As I expected, Rattle and his Berliners give excellent accounts of Stravinsky’s compositions, though Rattle’s Rite lacks much of the primitive rawness and mysterious immediacy of what’s perhaps my favorite recording of Stravinsky’s masterpiece: Valery Gergiev’s with the Kirov Orchestra on Philips (289 468 035-2) from 2001, which is paired with Scriabin’s Poem of Ecstasy.

This disc can be a great introduction to two of Stravinsky’s later works, as well as a valuable addition to your music library. Rattle’s version is more polished than Gergiev’s (maybe even too much so), but it’s also more transparent, exposing musical background details that are otherwise often barely audible.

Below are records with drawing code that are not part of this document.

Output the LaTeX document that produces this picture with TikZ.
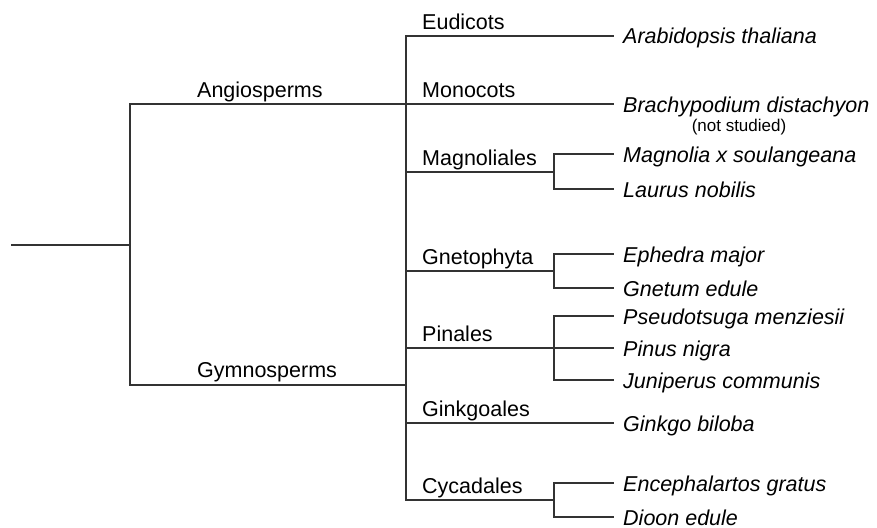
\documentclass[tikz,border=0pt]{standalone}
\usepackage{fontspec}
\setmainfont{Liberation Sans}
\begin{document}
\begin{tikzpicture}[x=1pt,y=-1pt,
  branch/.style={draw=black!80, line width=1.4pt, line cap=rect},
  cladelabel/.style={anchor=base west, inner sep=0pt, font=\fontsize{21.5}{24}\selectfont},
  leaflabel/.style={anchor=base west, inner sep=0pt, font=\fontsize{21.5}{24}\selectfont\itshape},
  note/.style={anchor=base, inner sep=0pt, font=\fontsize{17}{20}\selectfont}]
\useasboundingbox (0,0) rectangle (877,527);
% tree points
\coordinate (root0) at (12,245);
\coordinate (root) at (130,245);
\coordinate (angA) at (130,104);
\coordinate (gymA) at (130,385);
\coordinate (ang) at (406,104);
\coordinate (gym) at (406,385);
% angiosperm clades
\coordinate (eudT) at (406,36);
\coordinate (magT) at (406,172);
\coordinate (magN) at (554,172);
\coordinate (magNt) at (554,154);
\coordinate (magNb) at (554,189);
% gymnosperm clades
\coordinate (gneT) at (406,271);
\coordinate (gneN) at (554,271);
\coordinate (gneNt) at (554,254);
\coordinate (gneNb) at (554,288);
\coordinate (pinT) at (406,348);
\coordinate (pinN) at (554,348);
\coordinate (pinNt) at (554,316);
\coordinate (pinNb) at (554,380);
\coordinate (ginT) at (406,423);
\coordinate (cycT) at (406,500);
\coordinate (cycN) at (554,500);
\coordinate (cycNt) at (554,483);
\coordinate (cycNb) at (554,517);
% leaf ends
\coordinate (l1) at (613,36);
\coordinate (l2) at (613,104);
\coordinate (l3) at (613,154);
\coordinate (l4) at (613,189);
\coordinate (l5) at (613,254);
\coordinate (l6) at (613,288);
\coordinate (l7) at (613,316);
\coordinate (l8) at (613,348);
\coordinate (l9) at (613,380);
\coordinate (l10) at (613,423);
\coordinate (l11) at (613,483);
\coordinate (l12) at (613,517);
% branches
\draw[branch] (root0) -- (root);
\draw[branch] (ang) -- (angA) -- (gymA) -- (gym);
\draw[branch] (eudT) -- (cycT);
\draw[branch] (eudT) -- (l1);
\draw[branch] (ang) -- (l2);
\draw[branch] (magT) -- (magN);
\draw[branch] (l3) -- (magNt) -- (magNb) -- (l4);
\draw[branch] (gneT) -- (gneN);
\draw[branch] (l5) -- (gneNt) -- (gneNb) -- (l6);
\draw[branch] (pinT) -- (l8);
\draw[branch] (l7) -- (pinNt) -- (pinNb) -- (l9);
\draw[branch] (ginT) -- (l10);
\draw[branch] (cycT) -- (cycN);
\draw[branch] (l11) -- (cycNt) -- (cycNb) -- (l12);
% clade labels
\node[cladelabel] (tAng) at (197,97) {Angiosperms};
\node[cladelabel] (tGym) at (197,377) {Gymnosperms};
\node[cladelabel] (tEud) at (422,30) {Eudicots};
\node[cladelabel] (tMon) at (422,97) {Monocots};
\node[cladelabel] (tMag) at (422,165) {Magnoliales};
\node[cladelabel] (tGne) at (422,264) {Gnetophyta};
\node[cladelabel] (tPin) at (422,341) {Pinales};
\node[cladelabel] (tGin) at (422,416) {Ginkgoales};
\node[cladelabel] (tCyc) at (422,493) {Cycadales};
% leaf labels
\node[leaflabel] (s1) at (623,44) {Arabidopsis thaliana};
\node[leaflabel] (s2) at (623,112) {Brachypodium distachyon};
\node[note] (s2n) at (739,131) {(not studied)};
\node[leaflabel] (s3) at (623,162) {Magnolia x soulangeana};
\node[leaflabel] (s4) at (623,197) {Laurus nobilis};
\node[leaflabel] (s5) at (623,262) {Ephedra major};
\node[leaflabel] (s6) at (623,296) {Gnetum edule};
\node[leaflabel] (s7) at (623,324) {Pseudotsuga menziesii};
\node[leaflabel] (s8) at (623,356) {Pinus nigra};
\node[leaflabel] (s9) at (623,388) {Juniperus communis};
\node[leaflabel] (s10) at (623,431) {Ginkgo biloba};
\node[leaflabel] (s11) at (623,491) {Encephalartos gratus};
\node[leaflabel] (s12) at (623,525) {Dioon edule};
\end{tikzpicture}
\end{document}
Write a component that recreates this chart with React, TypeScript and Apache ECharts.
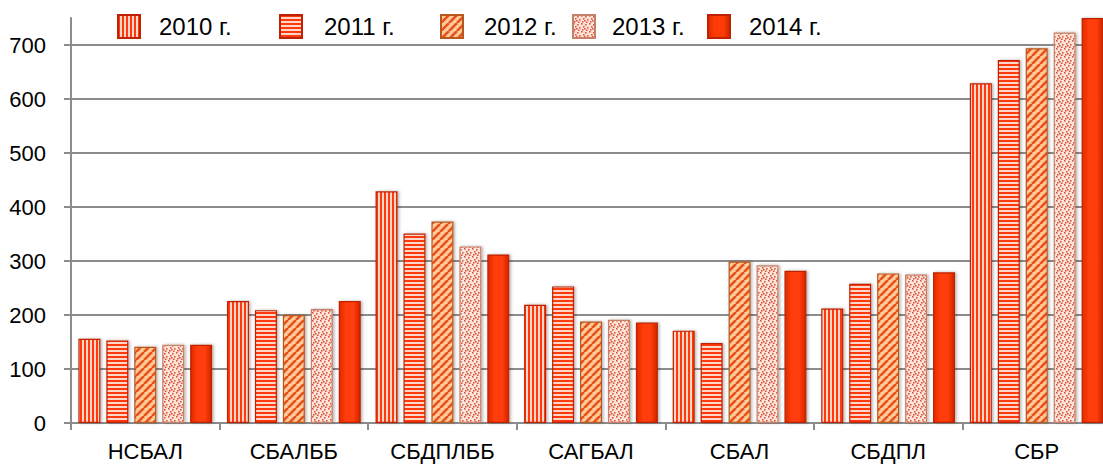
import React, { useEffect, useRef } from "react";
import * as echarts from "echarts";

const categories = ["НСБАЛ", "СБАЛББ", "СБДПЛББ", "САГБАЛ", "СБАЛ", "СБДПЛ", "СБР"];
const years = ["2010 г.", "2011 г.", "2012 г.", "2013 г.", "2014 г."];
const v2010 = [156, 226, 429, 219, 171, 212, 629];
const v2011 = [153, 209, 351, 253, 148, 258, 672];
const v2012 = [141, 200, 373, 188, 299, 277, 694];
const v2013 = [145, 211, 327, 191, 292, 275, 723];
const v2014 = [145, 226, 312, 186, 282, 279, 750];
const seriesValues = [v2010, v2011, v2012, v2013, v2014];
const yMin = 0;
const yMax = 750;
const yStep = 100;

function makeTile(w: number, h: number, draw: (ctx: CanvasRenderingContext2D) => void) {
  const c = document.createElement("canvas");
  c.width = w;
  c.height = h;
  const ctx = c.getContext("2d") as CanvasRenderingContext2D;
  draw(ctx);
  return { image: c.toDataURL(), repeat: "repeat", imageWidth: w, imageHeight: h } as any;
}

export default function App() {
  const ref = useRef<HTMLDivElement>(null);
  useEffect(() => {
    if (!ref.current) return;
    const chart = echarts.init(ref.current, undefined, { renderer: "svg" });

    const red = "#FF3A0E";
    const vStripes = makeTile(4, 4, (ctx) => {
      ctx.fillStyle = "#FFD6CA";
      ctx.fillRect(0, 0, 4, 4);
      ctx.fillStyle = red;
      ctx.fillRect(0, 0, 2, 4);
    });
    const hStripes = makeTile(4, 4, (ctx) => {
      ctx.fillStyle = "#FFD6CA";
      ctx.fillRect(0, 0, 4, 4);
      ctx.fillStyle = red;
      ctx.fillRect(0, 0, 4, 2);
    });
    const diag = makeTile(8, 8, (ctx) => {
      ctx.fillStyle = "#FFCB98";
      ctx.fillRect(0, 0, 8, 8);
      ctx.strokeStyle = "#E8501E";
      ctx.lineWidth = 2.6;
      for (const k of [-8, 0, 8]) {
        ctx.beginPath();
        ctx.moveTo(k, 8);
        ctx.lineTo(k + 8, 0);
        ctx.stroke();
      }
    });
    const dots = makeTile(8, 8, (ctx) => {
      ctx.fillStyle = "#FCE4D8";
      ctx.fillRect(0, 0, 8, 8);
      ctx.fillStyle = "#E2563E";
      const pts = [[0, 0], [4, 1], [2, 3], [6, 4], [1, 6], [5, 6.5], [3, 5]];
      for (const [x, y] of pts) ctx.fillRect(x, y, 1.6, 1.6);
    });
    const solid = {
      type: "linear", x: 0, y: 0, x2: 1, y2: 0,
      colorStops: [
        { offset: 0, color: "#E02A00" },
        { offset: 0.3, color: "#FF3C08" },
        { offset: 0.7, color: "#FF3C08" },
        { offset: 1, color: "#CC2600" },
      ],
    };
    const fills = [vStripes, hStripes, diag, dots, solid];
    const borders = ["#BE2200", "#BE2200", "#B8581E", "#C8806A", "#BE2200"];

    const legendLefts = [117, 279, 440, 572, 707];
    const legendPads = [14, 17, 16, 12, 14];

    const axisGray = "#8c8c8c";
    const font = "'Liberation Sans', Arial, sans-serif";

    chart.setOption({
      animation: false,
      backgroundColor: "#ffffff",
      legend: years.map((y, i) => ({
        data: [{ name: y, icon: "rect" }],
        left: legendLefts[i],
        top: 14,
        itemWidth: 22,
        itemHeight: 23,
        padding: 0,
        textStyle: {
          fontSize: 24,
          color: "#000",
          fontFamily: font,
          padding: [0, 0, 0, legendPads[i]],
        },
      })),
      grid: { left: 71, right: 0, top: 18, bottom: 45, containLabel: false },
      xAxis: {
        type: "category",
        data: categories,
        axisLine: { lineStyle: { color: axisGray, width: 2 } },
        axisTick: { show: true, length: 7, lineStyle: { color: axisGray, width: 2 } },
        axisLabel: { fontSize: 22, color: "#000", fontFamily: font, margin: 17 },
      },
      yAxis: {
        type: "value",
        min: yMin,
        max: yMax,
        interval: yStep,
        axisLine: { show: true, lineStyle: { color: axisGray, width: 2 } },
        axisTick: { show: true, length: 7, lineStyle: { color: axisGray, width: 2 } },
        axisLabel: { fontSize: 22, color: "#000", fontFamily: font, margin: 25, showMaxLabel: false },
        splitLine: { show: true, showMaxLine: false, lineStyle: { color: axisGray, width: 2 } },
      },
      series: seriesValues.map((vals, i) => ({
        type: "bar",
        name: years[i],
        data: vals,
        barWidth: 22,
        barGap: "27%",
        itemStyle: {
          color: fills[i],
          borderColor: borders[i],
          borderWidth: 1.2,
          shadowColor: "rgba(0,0,0,0.3)",
          shadowBlur: 3,
          shadowOffsetX: 1.5,
          shadowOffsetY: 0,
        },
      })),
    });
    return () => chart.dispose();
  }, []);
  return (
    <div
      ref={ref}
      style={{ position: "fixed", left: 0, top: 0, width: 1111, height: 468 }}
    />
  );
}
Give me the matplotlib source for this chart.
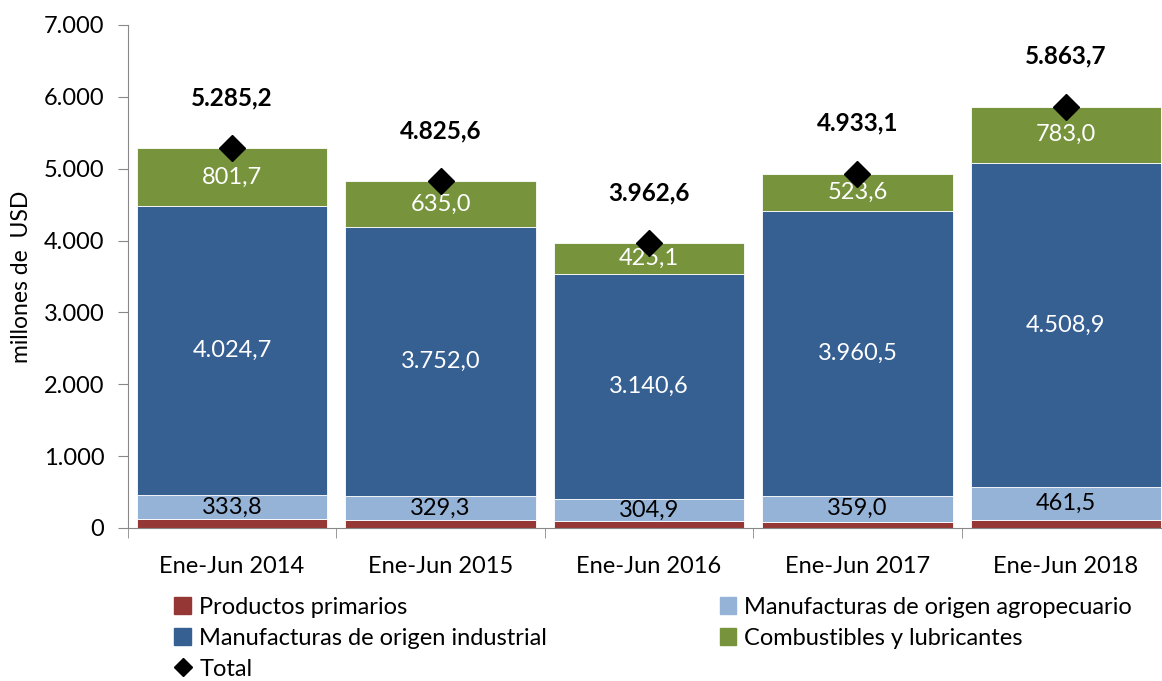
import numpy as np
import matplotlib.pyplot as plt
from matplotlib.lines import Line2D
from matplotlib.patches import Patch

plt.rcParams['font.family'] = ['Lato', 'DejaVu Sans']

# datos (millones de USD)
periodos = ['Ene-Jun 2014', 'Ene-Jun 2015', 'Ene-Jun 2016', 'Ene-Jun 2017', 'Ene-Jun 2018']
primarios = [125.0, 109.3, 92.0, 90.0, 110.3]
moa = [333.8, 329.3, 304.9, 359.0, 461.5]
moi = [4024.7, 3752.0, 3140.6, 3960.5, 4508.9]
combustibles = [801.7, 635.0, 425.1, 523.6, 783.0]
total = [5285.2, 4825.6, 3962.6, 4933.1, 5863.7]

colores = ['#953735', '#95B3D7', '#376092', '#77933C']
nombres = ['Productos primarios', 'Manufacturas de origen agropecuario',
           'Manufacturas de origen industrial', 'Combustibles y lubricantes']


def fmt(v, dec=1):
    s = f'{v:,.{dec}f}'
    return s.replace(',', 'X').replace('.', ',').replace('X', '.')


fig = plt.figure(figsize=(11.62, 6.81), dpi=100)
ax = fig.add_axes([0.110, 0.2247, 0.897, 0.7386])

x = np.arange(len(periodos))
series = [primarios, moa, moi, combustibles]
bottom = np.zeros(len(periodos))
for i, (vals, c) in enumerate(zip(series, colores)):
    vals = np.array(vals)
    ax.bar(x, vals, 0.915, bottom=bottom, color=c, edgecolor='white', linewidth=0.6, zorder=2)
    if i > 0:
        for xi, b, v in zip(x, bottom, vals):
            ax.text(xi, b + v / 2, fmt(v), ha='center', va='center', fontsize=17,
                    color='black' if i == 1 else 'white', zorder=4)
    bottom += vals

ax.plot(x, total, linestyle='none', marker='D', markersize=13, color='black', zorder=5)
for xi, t in zip(x, total):
    ax.annotate(fmt(t), (xi, t), xytext=(0, 28), textcoords='offset points',
                ha='center', va='bottom', fontsize=17.5, fontweight='bold')

ax.set_xlim(-0.5, 4.5)
ax.set_ylim(0, 7000)
ax.set_yticks(np.arange(0, 7001, 1000))
ax.set_yticklabels([fmt(v, 0) for v in np.arange(0, 7001, 1000)], fontsize=17)
ax.set_xticks(x)
ax.set_xticklabels(periodos, fontsize=17)
ax.set_xticks(np.arange(-0.5, 4.6, 1), minor=True)
ax.tick_params(axis='x', which='major', length=0, pad=20)
ax.tick_params(axis='x', which='minor', length=7, color='#888888', direction='out')
ax.tick_params(axis='y', length=7, color='#888888', direction='out', pad=10)
ax.spines['top'].set_visible(False)
ax.spines['right'].set_visible(False)
ax.spines['left'].set_color('#888888')
ax.spines['bottom'].set_color('#888888')
ax.set_ylabel('millones de  USD', fontsize=16.5, labelpad=8)

handles = [Patch(color=colores[0]), Patch(color=colores[2]),
           Line2D([], [], linestyle='none', marker='D', color='black', markersize=9),
           Patch(color=colores[1]), Patch(color=colores[3])]
labels = [nombres[0], nombres[2], 'Total', nombres[1], nombres[3]]
fig.legend(handles, labels, loc='upper left', bbox_to_anchor=(0.140, 0.141), ncol=2,
           frameon=False, fontsize=17, handlelength=0.7, handleheight=0.7, handletextpad=0.35,
           columnspacing=7.3, labelspacing=0.42, borderpad=0)

fig.savefig('out.png', dpi=100)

That said, if your CD collection already contains decent versions of The Rite of Spring and the other compositions that are on the new Rattle/BPO disc, there’s no need to rush out and get this one; it won’t add much to your listening experience. But if you don’t already own Apollon musagète and Symphonies of Wind Instruments on CD, and don’t mind acquiring another Rite of Spring, this disc can be a great introduction to two of Stravinsky’s later works, as well as a valuable addition to your music library.